Total, you're looking at about 60 amps of current draw, so you are definitely going to need to upgrade to a 140+ amp alternator to safely keep your system topped off and charging properly. As for wire gauge, I would run 14 gauge on the lights. Believe it or not, WalMart has some high quality 14awg wire for speakers, but it's perfectly capable of handling the current. Will look a bit off, but that's what wire loom is for.
|04-08-2012 12:38 AM|
I am getting ready to wire up a similar set up with six on the top light bar and thats it. I am wiring them in pairs, each pair to one relay. So three relays and three switches in the cab.
your sounds like a bright set up too! lets see pics when your done!
|04-07-2012 11:04 PM|
Off Road Lights Wiring
I know this offroad lights topic has been discussed probably a million times, but I need some very detailed advice because I'm putting up a lot of lights and I'm not familiar with electrical.
I'm going to put:
- (4) 100W lights on overhead lightbar, all 4 lights controlled by a single switch.

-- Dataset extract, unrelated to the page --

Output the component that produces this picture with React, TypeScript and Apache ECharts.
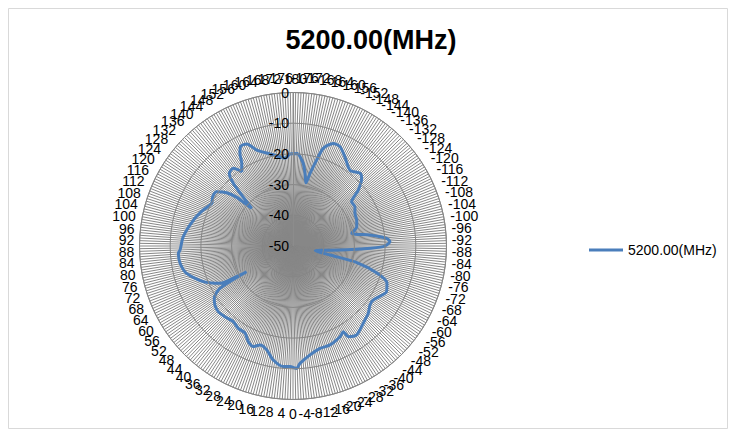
import React, { useEffect, useRef } from "react";
import * as echarts from "echarts";

// Angle (degrees) of each traced point and its gain (dB)
const angles: number[] = [
  -176.7, -172.9, -170.6, -168.4, -166.8, -164.6, -162.8, -158.6, -154.7, -149.8,
  -143.1, -137.3, -134.6, -130.6, -127.0, -122.4, -117.8, -112.2, -106.9, -102.2,
  -98.1, -94.7, -92.5, -89.6, -87.4, -85.1, -78.0, -76.3, -75.5, -72.2,
  -68.5, -64.0, -56.1, -52.5, -48.2, -42.3, -35.6, -31.4, -30.4, -27.4,
  -20.5, -14.8, -8.9, -3.4, -1.7, 1.4, 4.6, 9.8, 14.2, 18.4,
  21.5, 25.0, 28.8, 33.6, 38.3, 43.9, 48.7, 52.9, 56.4, 59.5,
  60.5, 61.0, 61.6, 62.9, 68.3, 75.6, 81.3, 86.4, 88.0, 94.8,
  104.6, 111.9, 117.7, 121.5, 125.4, 128.8, 130.9, 131.6, 132.4, 134.8,
  136.4, 138.8, 142.5, 145.4, 148.2, 150.2, 152.4, 155.6, 159.3, 166.0,
  171.7, 174.8, 178.1,
];
const gains: number[] = [
  -19.8, -22.9, -26.0, -29.0, -25.7, -20.9, -16.7, -14.1, -14.2, -16.4,
  -19.1, -17.8, -18.6, -22.0, -26.1, -26.1, -27.2, -27.6, -28.3, -30.4,
  -24.7, -19.4, -18.4, -20.6, -28.2, -34.6, -42.6, -37.6, -28.5, -21.3,
  -17.1, -16.1, -18.5, -18.4, -17.1, -16.0, -14.4, -15.4, -17.6, -16.7,
  -15.6, -15.5, -14.1, -11.7, -10.1, -10.7, -10.6, -12.3, -15.1, -16.0,
  -14.8, -15.6, -17.6, -17.8, -18.6, -18.0, -17.6, -18.1, -19.2, -21.8,
  -25.9, -32.7, -29.1, -23.3, -18.6, -14.2, -12.8, -12.6, -13.2, -14.1,
  -16.5, -18.5, -20.1, -19.3, -19.5, -22.3, -25.8, -29.1, -31.8, -26.4,
  -21.8, -18.5, -18.1, -20.6, -18.3, -15.2, -13.3, -13.5, -16.6, -19.1,
  -20.6, -21.3, -20.0,
];
// Angle category labels shown around the rim (every 4 degrees)
const angleLabels: number[] = [];
for (let a = -180; a < 180; a += 4) angleLabels.push(a);

const seriesName = "5200.00(MHz)";
const titleText = "5200.00(MHz)";
const radiusTicks = { min: -50, max: 0, step: 10 };
const angleRange = { min: -180, max: 180, step: 1 };

const FONT = "Liberation Sans, Arial, sans-serif";
const LABEL_SIZE = 14;

export default function App() {
  const ref = useRef<HTMLDivElement>(null);
  useEffect(() => {
    if (!ref.current) return;
    const chart = echarts.init(ref.current, undefined, { renderer: "svg" });
    const data: number[][] = angles.map((a, i) => [gains[i], a]);
    data.push([gains[0], angles[0] + 360]);

    const ctx = document.createElement("canvas").getContext("2d");
    const font = `${LABEL_SIZE}px ${FONT}`;
    const measure = (t: string) => {
      if (!ctx) return t.length * 7.5;
      ctx.font = font;
      return ctx.measureText(t).width;
    };

    chart.setOption({
      animation: false,
      backgroundColor: "#fff",
      title: {
        text: titleText,
        left: 358,
        top: 13,
        textAlign: "center",
        textStyle: { fontFamily: FONT, fontSize: 27, fontWeight: "bold", color: "#000" },
      },
      legend: {
        left: 576,
        top: 230,
        itemWidth: 34,
        itemHeight: 3,
        itemGap: 4,
        textStyle: { fontFamily: FONT, fontSize: 14, color: "#000" },
        data: [{ name: seriesName, icon: "rect" }],
      },
      graphic: [
        {
          type: "rect",
          shape: { x: 0.5, y: 0.5, width: 719, height: 420 },
          style: { fill: "none", stroke: "#d9d9d9", lineWidth: 1 },
          silent: true,
        },
      ],
      polar: { center: [285, 238], radius: 153.5 },
      angleAxis: {
        type: "value",
        min: angleRange.min,
        max: angleRange.max,
        interval: angleRange.step,
        startAngle: 90,
        clockwise: true,
        axisLine: { show: true, lineStyle: { color: "#8c8c8c", width: 1 } },
        axisTick: { show: false },
        splitLine: { show: true, lineStyle: { color: "#878787", width: 1 } },
        axisLabel: { show: false },
      },
      radiusAxis: {
        type: "value",
        min: radiusTicks.min,
        max: radiusTicks.max,
        interval: radiusTicks.step,
        axisLine: { show: true, lineStyle: { color: "#8c8c8c" } },
        axisTick: { show: false },
        splitLine: { show: true, lineStyle: { color: "#868686", width: 1 } },
        axisLabel: { fontFamily: FONT, fontSize: 14, color: "#000", margin: 4 },
        z: 10,
      },
      series: [
        {
          name: seriesName,
          type: "line",
          coordinateSystem: "polar",
          data,
          symbol: "none",
          smooth: 0.25,
          lineStyle: { color: "#4a7ebb", width: 3 },
          itemStyle: { color: "#4a7ebb" },
          z: 5,
        },
        {
          name: "angleLabels",
          type: "custom",
          coordinateSystem: "polar",
          silent: true,
          data: angleLabels.map((a) => [radiusTicks.max, a]),
          renderItem: (params: any, api: any) => {
            const ang = api.value(1);
            const p = api.coord([radiusTicks.max, ang]);
            const c = api.coord([radiusTicks.min, ang]);
            const dx = p[0] - c[0];
            const dy = p[1] - c[1];
            const len = Math.sqrt(dx * dx + dy * dy) || 1;
            const ux = dx / len;
            const uy = dy / len;
            const text = String(ang);
            const w = measure(text);
            const h = LABEL_SIZE;
            const d = 5 + Math.abs(ux) * (w / 2) + Math.abs(uy) * (h / 2 + 2);
            return {
              type: "text",
              x: p[0] + ux * d,
              y: p[1] + uy * d,
              style: {
                text,
                fill: "#000",
                font,
                align: "center",
                verticalAlign: "middle",
              },
            };
          },
          z: 6,
        },
      ],
    });
    return () => chart.dispose();
  }, []);
  return <div ref={ref} style={{ width: 720, height: 421 }} />;
}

- (2) 100W windshield lights, controlled by a separate single switch
- (2) 55W foglights on front bumper, controlled by another single switch
a. Can someone draw a very detail wiring diagram?
b. Some very detailed step-by-step instructions
c. Type/grade of relays, fuses, wire, alternator do I need?
c. The best way to get the wiring into the cab to hook up the switch?